- Saranbar-e Sadat va Nosrati Location within Iran
- Coordinates: 33°41′06″N 47°51′26″E﻿ / ﻿33.68500°N 47.85722°E
- Country: Iran
- Province: Lorestan
- County: Chegeni
- District: Central
- Rural District: Teshkan

Population (2016)
- • Total: 245
- Time zone: UTC+3:30 (IRST)

= Saranbar-e Sadat va Nosrati =

Village in Lorestan province, Iran

Saranbar-e Sadat va Nosrati (سرانبار سادات و نصرتي) (Note: Formerly known as Nosrati-ye Sar Anbar (نصرتي سرانبار), also romanized as Noşratī-ye Sar Anbār; also known as Noşratī-ye Sar Anbār-e Kalāntarī) is a village in Teshkan Rural District of the Central District (Note: Formerly Chegeni District) in Chegeni County, (Note: Formerly Dowreh County) Lorestan province, Iran.

==Demographics==
===Population===
At the time of the 2006 National Census, the village's population, as Nosrati-ye Sar Anbar, was 310 in 64 households, when it was in the former Dowreh-ye Chegeni District of Khorramabad County.
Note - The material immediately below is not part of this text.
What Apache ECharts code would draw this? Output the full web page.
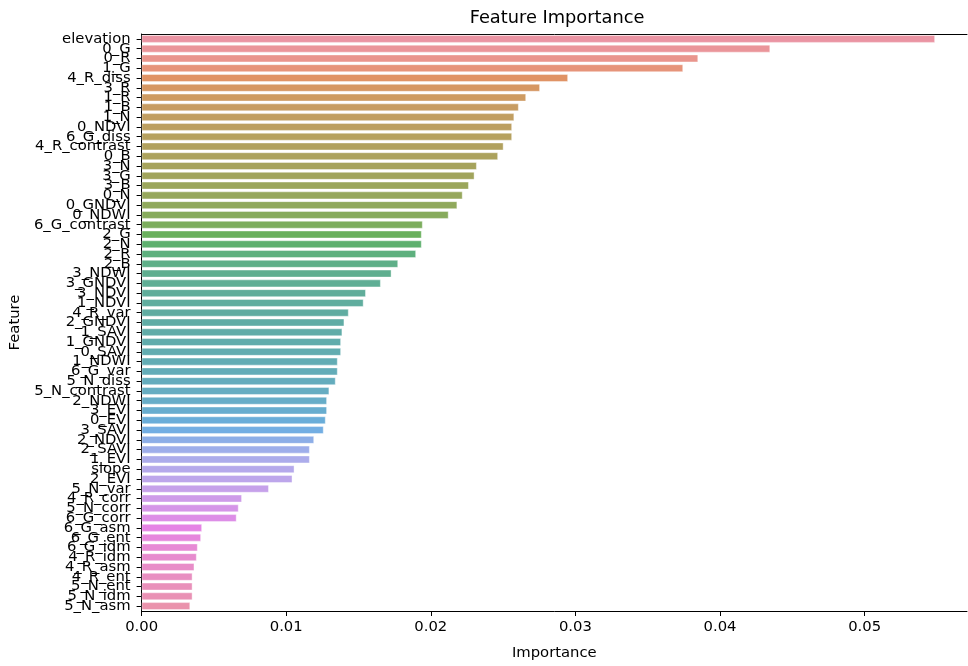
<!DOCTYPE html>
<html>
<head>
<meta charset="utf-8">
<script src="https://cdn.jsdelivr.net/npm/echarts@6/dist/echarts.min.js"></script>
<style>
  html, body { margin: 0; padding: 0; background: #fff; }
  #chart { width: 968px; height: 666px; }
</style>
</head>
<body>
<div id="chart"></div>
<script>
// Feature names, ordered from most to least important
const features = [
  'elevation', '0_G', '0_R', '1_G', '4_R_diss', '3_R', '1_R', '1_B', '1_N', '0_NDVI',
  '6_G_diss', '4_R_contrast', '0_B', '3_N', '3_G', '3_B', '0_N', '0_GNDVI', '0_NDWI', '6_G_contrast',
  '2_G', '2_N', '2_R', '2_B', '3_NDWI', '3_GNDVI', '3_NDVI', '1_NDVI', '4_R_var', '2_GNDVI',
  '1_SAVI', '1_GNDVI', '0_SAVI', '1_NDWI', '6_G_var', '5_N_diss', '5_N_contrast', '2_NDWI', '3_EVI', '0_EVI',
  '3_SAVI', '2_NDVI', '2_SAVI', '1_EVI', 'slope', '2_EVI', '5_N_var', '4_R_corr', '5_N_corr', '6_G_corr',
  '6_G_asm', '6_G_ent', '6_G_idm', '4_R_idm', '4_R_asm', '4_R_ent', '5_N_ent', '5_N_idm', '5_N_asm'
];

// Importance score of each feature
const importance = [
  0.05487, 0.04347, 0.03849, 0.03745, 0.02949, 0.02755, 0.02659, 0.02608, 0.02577, 0.02562,
  0.02562, 0.02503, 0.02465, 0.02318, 0.02302, 0.02263, 0.02220, 0.02183, 0.02123, 0.01944,
  0.01937, 0.01937, 0.01898, 0.01774, 0.01728, 0.01654, 0.01551, 0.01535, 0.01432, 0.01402,
  0.01388, 0.01379, 0.01379, 0.01356, 0.01356, 0.01342, 0.01298, 0.01282, 0.01282, 0.01273,
  0.01259, 0.01193, 0.01163, 0.01163, 0.01057, 0.01043, 0.00880, 0.00694, 0.00671, 0.00657,
  0.00418, 0.00411, 0.00388, 0.00381, 0.00365, 0.00352, 0.00352, 0.00352, 0.00336
];

// Importance axis ticks
const xTicks = [0, 0.01, 0.02, 0.03, 0.04, 0.05];
const xMax = 0.05708;

// ---- HUSL palette (evenly spaced hues), then desaturated to 75% ----
const M = [[3.2406, -1.5372, -0.4986], [-0.9689, 1.8758, 0.0415], [0.0557, -0.2040, 1.0570]];
const REF_Y = 1.0, REF_U = 0.19784, REF_V = 0.46834, KAPPA = 903.2963, EPS = 0.0088564;

function maxChroma(L, H) {
  const hrad = H / 360 * Math.PI * 2;
  const sinH = Math.sin(hrad), cosH = Math.cos(hrad);
  const sub1 = Math.pow(L + 16, 3) / 1560896;
  const sub2 = sub1 > EPS ? sub1 : L / KAPPA;
  let result = Infinity;
  for (const [m1, m2, m3] of M) {
    const top = (0.99915 * m1 + 1.05122 * m2 + 1.14460 * m3) * sub2;
    const rb = 0.86330 * m3 - 0.17266 * m2;
    const lb = 0.12949 * m3 - 0.38848 * m1;
    const bottom = (rb * sinH + lb * cosH) * sub2;
    for (const t of [0, 1]) {
      const C = L * (top - 1.05122 * t) / (bottom + 0.17266 * sinH * t);
      if (C > 0 && C < result) result = C;
    }
  }
  return result;
}
function fInv(t) { const t3 = t * t * t; return t3 > EPS ? t3 : (116 * t - 16) / KAPPA; }
function fromLinear(c) { return c <= 0.0031308 ? 12.92 * c : 1.055 * Math.pow(c, 1 / 2.4) - 0.055; }
function huslToRgb(h, s, l) {
  const C = maxChroma(l, h) / 100 * s;
  const hrad = h / 360 * Math.PI * 2;
  const U = Math.cos(hrad) * C, V = Math.sin(hrad) * C;
  const Y = fInv((l + 16) / 116) * REF_Y;
  const vu = U / (13 * l) + REF_U, vv = V / (13 * l) + REF_V;
  const X = -(9 * Y * vu) / ((vu - 4) * vv - vu * vv);
  const Z = (9 * Y - 15 * vv * Y - vv * X) / (3 * vv);
  return M.map(r => Math.min(1, Math.max(0, fromLinear(r[0] * X + r[1] * Y + r[2] * Z))));
}
function rgbToHls(r, g, b) {
  const mx = Math.max(r, g, b), mn = Math.min(r, g, b);
  const l = (mx + mn) / 2;
  if (mx === mn) return [0, l, 0];
  const d = mx - mn;
  const s = l <= 0.5 ? d / (mx + mn) : d / (2 - mx - mn);
  const rc = (mx - r) / d, gc = (mx - g) / d, bc = (mx - b) / d;
  let h = r === mx ? bc - gc : g === mx ? 2 + rc - bc : 4 + gc - rc;
  h = ((h / 6) % 1 + 1) % 1;
  return [h, l, s];
}
function hlsToRgb(h, l, s) {
  if (s === 0) return [l, l, l];
  const m2 = l <= 0.5 ? l * (1 + s) : l + s - l * s;
  const m1 = 2 * l - m2;
  const v = (hue) => {
    hue = ((hue % 1) + 1) % 1;
    if (hue < 1 / 6) return m1 + (m2 - m1) * hue * 6;
    if (hue < 0.5) return m2;
    if (hue < 2 / 3) return m1 + (m2 - m1) * (2 / 3 - hue) * 6;
    return m1;
  };
  return [v(h + 1 / 3), v(h), v(h - 1 / 3)];
}
function palette(n) {
  const out = [];
  for (let i = 0; i < n; i++) {
    const h = ((i / n + 0.01) % 1) * 359;
    const [r, g, b] = huslToRgb(h, 0.9 * 99, 0.65 * 99);
    const [hh, ll, ss] = rgbToHls(r, g, b);
    const rgb = hlsToRgb(hh, ll, ss * 0.75).map(c => Math.round(c * 255));
    out.push(`rgb(${rgb[0]},${rgb[1]},${rgb[2]})`);
  }
  return out;
}
const colors = palette(features.length);

const FONT = 'DejaVu Sans';
const TICK_SIZE = 14.8;
const chart = echarts.init(document.getElementById('chart'), null, { renderer: 'canvas' });

chart.setOption({
  backgroundColor: '#ffffff',
  animation: false,
  graphic: [{
    type: 'text', x: 557, y: 18,
    style: {
      text: 'Feature Importance', fontFamily: FONT, fontSize: 17.8, fill: '#000',
      textAlign: 'center', textVerticalAlign: 'middle'
    }
  }],
  grid: { left: 139, top: 34, width: 828, height: 581.3, containLabel: false },
  xAxis: [{
    type: 'value', min: 0, max: xMax, interval: 0.01,
    name: 'Importance', nameLocation: 'middle', nameGap: 35,
    nameTextStyle: { fontFamily: FONT, fontSize: TICK_SIZE, color: '#000' },
    axisLine: { show: true, lineStyle: { color: '#000', width: 1 } },
    axisTick: { show: true, length: 5, customValues: xTicks, lineStyle: { color: '#000' } },
    axisLabel: {
      fontFamily: FONT, fontSize: TICK_SIZE, color: '#000', margin: 9,
      customValues: xTicks,
      formatter: v => v.toFixed(2)
    },
    splitLine: { show: false }
  }, {
    type: 'value', position: 'top', min: 0, max: xMax,
    axisLine: { show: true, lineStyle: { color: '#000', width: 1 } },
    axisTick: { show: false }, axisLabel: { show: false }, splitLine: { show: false }
  }],
  yAxis: {
    type: 'category', data: features, inverse: true,
    name: 'Feature', nameLocation: 'middle', nameGap: 115, nameRotate: 90,
    nameTextStyle: { fontFamily: FONT, fontSize: TICK_SIZE, color: '#000' },
    axisLine: { show: true, lineStyle: { color: '#000', width: 1 } },
    axisTick: { show: true, length: 5, alignWithLabel: true, interval: 0, lineStyle: { color: '#000' } },
    axisLabel: { interval: 0, fontFamily: FONT, fontSize: TICK_SIZE, color: '#000', margin: 11 }
  },
  series: [{
    type: 'bar',
    data: importance.map((v, i) => ({ value: v, itemStyle: { color: colors[i] } })),
    barCategoryGap: '20%',
    itemStyle: { opacity: 0.85, borderColor: 'rgba(255,255,255,0.6)', borderWidth: 0.8 }
  }]
});
</script>
</body>
</html>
The following census in 2011 counted 329 people in 82 households, by which time the district had been separated from the county in the establishment of Dowreh County. (Note: Renamed Chegeni County) The rural district was transferred to the new Chegeni District, (Note: Renamed the Central District) and the village was listed as Saranbar-e Sadat va Nosrati. The 2016 census measured the population of the village as 245 people in 75 households.